_Data lines_:
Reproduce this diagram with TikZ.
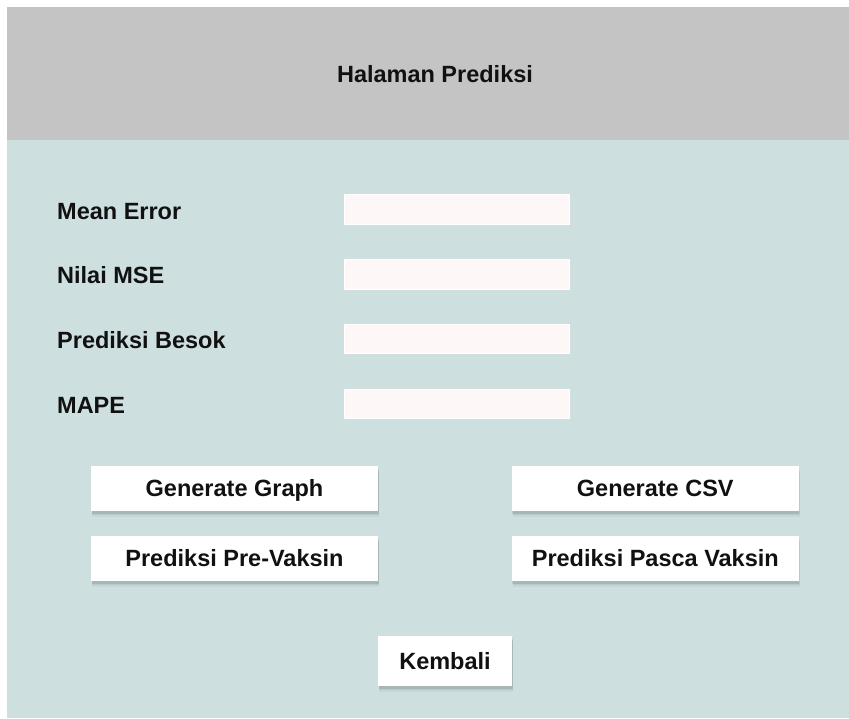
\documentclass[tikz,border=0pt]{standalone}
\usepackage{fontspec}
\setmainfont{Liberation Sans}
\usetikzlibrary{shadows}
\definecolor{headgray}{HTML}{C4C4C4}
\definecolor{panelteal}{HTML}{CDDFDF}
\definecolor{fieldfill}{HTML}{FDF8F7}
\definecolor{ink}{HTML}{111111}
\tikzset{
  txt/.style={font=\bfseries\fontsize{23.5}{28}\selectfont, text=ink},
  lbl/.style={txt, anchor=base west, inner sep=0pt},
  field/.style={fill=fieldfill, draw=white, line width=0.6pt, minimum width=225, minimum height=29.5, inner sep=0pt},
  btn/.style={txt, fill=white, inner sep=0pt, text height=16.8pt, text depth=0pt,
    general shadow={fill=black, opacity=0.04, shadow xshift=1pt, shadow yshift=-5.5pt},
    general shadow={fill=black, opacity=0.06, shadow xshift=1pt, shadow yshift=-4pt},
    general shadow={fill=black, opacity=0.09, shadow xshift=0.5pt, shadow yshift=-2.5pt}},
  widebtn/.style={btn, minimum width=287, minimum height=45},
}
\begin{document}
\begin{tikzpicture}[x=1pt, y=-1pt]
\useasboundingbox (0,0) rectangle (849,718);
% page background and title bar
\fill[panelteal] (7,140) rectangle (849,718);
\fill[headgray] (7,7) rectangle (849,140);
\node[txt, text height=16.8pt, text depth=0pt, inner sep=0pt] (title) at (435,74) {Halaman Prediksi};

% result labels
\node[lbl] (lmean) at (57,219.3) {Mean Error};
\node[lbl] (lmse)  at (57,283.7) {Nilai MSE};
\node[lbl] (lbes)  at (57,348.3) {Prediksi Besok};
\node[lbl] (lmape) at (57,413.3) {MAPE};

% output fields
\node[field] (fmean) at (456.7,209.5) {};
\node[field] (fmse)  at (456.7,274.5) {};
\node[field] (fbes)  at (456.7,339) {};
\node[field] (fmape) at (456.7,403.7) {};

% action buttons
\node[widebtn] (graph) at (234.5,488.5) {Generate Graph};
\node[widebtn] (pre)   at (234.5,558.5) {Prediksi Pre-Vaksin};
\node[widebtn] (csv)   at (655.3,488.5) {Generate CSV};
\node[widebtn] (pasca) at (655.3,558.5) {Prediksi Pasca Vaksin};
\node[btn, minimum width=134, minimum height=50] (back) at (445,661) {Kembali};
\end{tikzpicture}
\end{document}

_Direction_:
Quote, please, every line of the material above from its start through the line that has "text depth=0pt, inner", reproducing the words exactly and dropping any images.

_Answer to this problem_:
Reproduce this diagram with TikZ.
\documentclass[tikz,border=0pt]{standalone}
\usepackage{fontspec}
\setmainfont{Liberation Sans}
\usetikzlibrary{shadows}
\definecolor{headgray}{HTML}{C4C4C4}
\definecolor{panelteal}{HTML}{CDDFDF}
\definecolor{fieldfill}{HTML}{FDF8F7}
\definecolor{ink}{HTML}{111111}
\tikzset{
  txt/.style={font=\bfseries\fontsize{23.5}{28}\selectfont, text=ink},
  lbl/.style={txt, anchor=base west, inner sep=0pt},
  field/.style={fill=fieldfill, draw=white, line width=0.6pt, minimum width=225, minimum height=29.5, inner sep=0pt},
  btn/.style={txt, fill=white, inner sep=0pt, text height=16.8pt, text depth=0pt,
    general shadow={fill=black, opacity=0.04, shadow xshift=1pt, shadow yshift=-5.5pt},
    general shadow={fill=black, opacity=0.06, shadow xshift=1pt, shadow yshift=-4pt},
    general shadow={fill=black, opacity=0.09, shadow xshift=0.5pt, shadow yshift=-2.5pt}},
  widebtn/.style={btn, minimum width=287, minimum height=45},
}
\begin{document}
\begin{tikzpicture}[x=1pt, y=-1pt]
\useasboundingbox (0,0) rectangle (849,718);
% page background and title bar
\fill[panelteal] (7,140) rectangle (849,718);
\fill[headgray] (7,7) rectangle (849,140);
\node[txt, text height=16.8pt, text depth=0pt, inner sep=0pt] (title) at (435,74) {Halaman Prediksi};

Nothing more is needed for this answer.